A queste persone vanno aggiunte anche quelle che, pur « senza malattie, senza fame, senza bisogni importanti », si ritrovano con « un po' di buio nell'anima ».

Situazione in cui « crediamo di essere martiri e smettiamo di pregare », dicendoci arrabbiati con Dio, al punto da non andare più nemmeno a messa.

Al contrario, il brano odierno della Scrittura « ci insegna la saggezza della preghiera nel buio, della preghiera senza speranza ».

E il Papa ha citato l'esempio di santa Teresa di Gesù Bambino, che « negli ultimi mesi della vita, cercava di pensare al cielo » e « sentiva dentro di sé, come una voce che diceva: Non essere sciocca, non farti fantasie.

Sai cosa ti aspetta? Il niente! ».

Del resto tutti noi « tante volte passiamo per questa situazione.

E tanta gente pensa di finire nel niente ».

Ma santa Teresa si difendeva da questa insidia: ella « pregava e chiedeva forza per andare avanti, nel buio.

Questo si chiama "entrare in pazienza" ».

Una virtù che va coltivata con la preghiera, perché - ha ammonito il vescovo di Roma - « la nostra vita è troppo facile, le nostre lamentele sono lamentele da teatro » se paragonate ai « lamenti di tanta gente, di tanti fratelli e sorelle che sono nel buio, che hanno perso quasi la memoria, quasi la speranza, che sono esiliati, anche da se stessi ».

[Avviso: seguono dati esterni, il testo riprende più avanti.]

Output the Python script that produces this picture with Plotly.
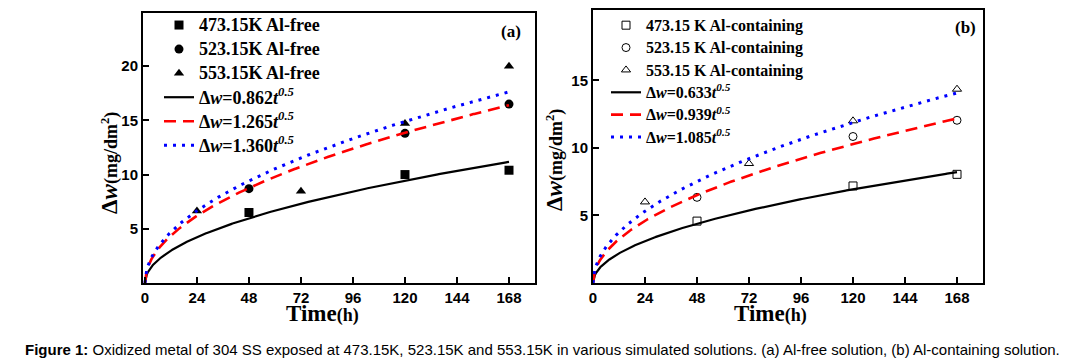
import numpy as np
import plotly.graph_objects as go

W, H = 1068, 364

# ---------------- data ----------------
x_ticks = [0, 24, 48, 72, 96, 120, 144, 168]

# (a) Al-free
a_t_473 = [48, 120, 168]
a_w_473 = [6.5, 10.0, 10.4]
a_t_523 = [48, 120, 168]
a_w_523 = [8.7, 13.8, 16.5]
a_t_553 = [24, 72, 120, 168]
a_w_553 = [6.65, 8.45, 14.7, 20.0]
a_k = [0.862, 1.265, 1.360]
a_labels_pts = ["473.15K Al-free", "523.15K Al-free", "553.15K Al-free"]
a_yticks = [5, 10, 15, 20]

# (b) Al-containing
b_t_473 = [48, 120, 168]
b_w_473 = [4.58, 7.18, 8.04]
b_t_523 = [48, 120, 168]
b_w_523 = [6.34, 10.84, 12.04]
b_t_553 = [24, 72, 120, 168]
b_w_553 = [6.0, 8.84, 12.0, 14.34]
b_k = [0.633, 0.939, 1.085]
b_labels_pts = ["473.15 K Al-containing", "523.15 K Al-containing", "553.15 K Al-containing"]
b_yticks = [5, 10, 15]

t_fit = np.linspace(0, 168, 400)

SERIF = "Liberation Serif, Times New Roman, serif"
SANS = "Liberation Sans, Arial, sans-serif"

line_styles = [
    dict(color="black", width=2.2, dash="solid"),
    dict(color="red", width=2.6, dash="12px,7px"),
    dict(color="blue", width=3, dash="3px,6px"),
]


def big(txt, size):
    return f"<span style='font-size:{size}px'><b>{txt}</b></span>"


def fit_label(k, size):
    return big(f"Δ<i>w</i>={k:.3f}<i>t</i><sup><i>0.5</i></sup>", size)


def px_x(p):
    return p / W


def px_y(p):
    return 1 - p / H


fig = go.Figure()

# panel a
A_FS = 18
a_pts = [(a_t_473, a_w_473, "square"), (a_t_523, a_w_523, "circle"), (a_t_553, a_w_553, "triangle-up")]
for (tt, ww, sym), lab in zip(a_pts, a_labels_pts):
    fig.add_trace(go.Scatter(x=tt, y=ww, mode="markers", name=big(lab, A_FS),
                             marker=dict(symbol=sym, size=9, color="black"),
                             xaxis="x", yaxis="y", legend="legend"))
for k, ls in zip(a_k, line_styles):
    fig.add_trace(go.Scatter(x=t_fit, y=k * np.sqrt(t_fit), mode="lines", name=fit_label(k, A_FS),
                             line=ls, xaxis="x", yaxis="y", legend="legend"))

# panel b
B_FS = 16
b_pts = [(b_t_473, b_w_473, "square-open"), (b_t_523, b_w_523, "circle-open"), (b_t_553, b_w_553, "triangle-up-open")]
for (tt, ww, sym), lab in zip(b_pts, b_labels_pts):
    fig.add_trace(go.Scatter(x=tt, y=ww, mode="markers", name=big(lab, B_FS),
                             marker=dict(symbol=sym, size=8, color="black", line=dict(width=1)),
                             xaxis="x2", yaxis="y2", legend="legend2"))
for k, ls in zip(b_k, line_styles):
    fig.add_trace(go.Scatter(x=t_fit, y=k * np.sqrt(t_fit), mode="lines", name=fit_label(k, B_FS),
                             line=ls, xaxis="x2", yaxis="y2", legend="legend2"))

axis_common = dict(showline=True, linewidth=2, linecolor="black", mirror=True,
                   ticks="inside", ticklen=6, tickwidth=2, tickcolor="black",
                   showgrid=False, zeroline=False, automargin=False,
                   tickfont=dict(family=SANS, size=15, color="black", weight="bold"))

fig.update_layout(
    width=W, height=H,
    margin=dict(l=0, r=0, t=0, b=0, autoexpand=False),
    plot_bgcolor="white", paper_bgcolor="white",
    showlegend=True,
    xaxis=dict(domain=[px_x(143), px_x(535)], range=[-0.9, 180], tickvals=x_ticks,
               anchor="y", **axis_common),
    yaxis=dict(domain=[px_y(283), px_y(13)], range=[0, 24.9], tickvals=a_yticks,
               anchor="x", **axis_common),
    xaxis2=dict(domain=[px_x(593), px_x(983)], range=[0, 180], tickvals=x_ticks,
                anchor="y2", **axis_common),
    yaxis2=dict(domain=[px_y(283), px_y(10)], range=[0, 20.2], tickvals=b_yticks,
                anchor="x2", **axis_common),
    legend=dict(x=px_x(159), y=px_y(8), xanchor="left", yanchor="top",
                bgcolor="rgba(0,0,0,0)", borderwidth=0, tracegroupgap=0,
                font=dict(family=SERIF, size=16.2, color="black")),
    legend2=dict(x=px_x(606), y=px_y(9), xanchor="left", yanchor="top",
                 bgcolor="rgba(0,0,0,0)", borderwidth=0, tracegroupgap=0,
                 font=dict(family=SERIF, size=14.9, color="black")),
)

annotations = [
    dict(text="<b>(a)</b>", x=px_x(511), y=px_y(31)),
    dict(text="<b>(b)</b>", x=px_x(965), y=px_y(28)),
]
for a in annotations:
    a.update(xref="paper", yref="paper", xanchor="center", yanchor="middle", showarrow=False,
             font=dict(family=SERIF, size=17, color="black"))

time_title = "<b><span style='font-size:23px'>Time</span>(h)</b>"
titles = [
    # x titles
    dict(text=time_title, x=px_x(322), y=px_y(313), xanchor="center", yanchor="middle",
         font=dict(family=SERIF, size=18, color="black")),
    dict(text=time_title, x=px_x(770), y=px_y(313), xanchor="center", yanchor="middle",
         font=dict(family=SERIF, size=18, color="black")),
    # y titles
    dict(text="<b>Δ<i>w</i></b>", x=px_x(109), y=px_y(216), xanchor="center", yanchor="bottom",
         textangle=-90, font=dict(family=SERIF, size=23, color="black")),
    dict(text="<b>(mg/dm<sup>2</sup>)</b>", x=px_x(110), y=px_y(186), xanchor="center",
         yanchor="bottom", textangle=-90, font=dict(family=SERIF, size=18, color="black")),
    dict(text="<b>Δ<i>w</i></b>", x=px_x(554), y=px_y(213), xanchor="center", yanchor="bottom",
         textangle=-90, font=dict(family=SERIF, size=23, color="black")),
    dict(text="<b>(mg/dm<sup>2</sup>)</b>", x=px_x(555), y=px_y(183), xanchor="center",
         yanchor="bottom", textangle=-90, font=dict(family=SERIF, size=18, color="black")),
    dict(text="<b>Figure 1:</b> Oxidized metal of 304 SS exposed at 473.15K, 523.15K and 553.15K in various "
              "simulated solutions. (a) Al-free solution, (b) Al-containing solution.",
         x=px_x(542), y=px_y(349), xanchor="center", yanchor="middle",
         font=dict(family=SANS, size=15, color="black")),
]
for a in titles:
    a.update(xref="paper", yref="paper", showarrow=False)
    annotations.append(a)

fig.update_layout(annotations=annotations)

fig.write_html("out.html", config={"displayModeBar": False},
               post_script="document.body.style.margin='0px';")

Ricordando che Gesù stesso ha percorso « questa strada: dalla sera al monte degli Ulivi fino all'ultima parola dalla Croce: "Padre, perché mi hai abbandonato?" », il Papa ha ricavato due pensieri conclusivi « che possono servirci ».

Il primo è un invito a « prepararsi, per quando verrà il buio »: esso « verrà, forse non come a Giobbe, tanto duro, ma avremo un tempo di buio » tutti.

Perciò occorre « preparare il cuore per quel momento ».

Il secondo è invece un'esortazione « a pregare, come prega la Chiesa, con la Chiesa, per tanti fratelli e sorelle che patiscono l'esilio da se stessi, nel buio e nella sofferenza, senza speranza alla mano ».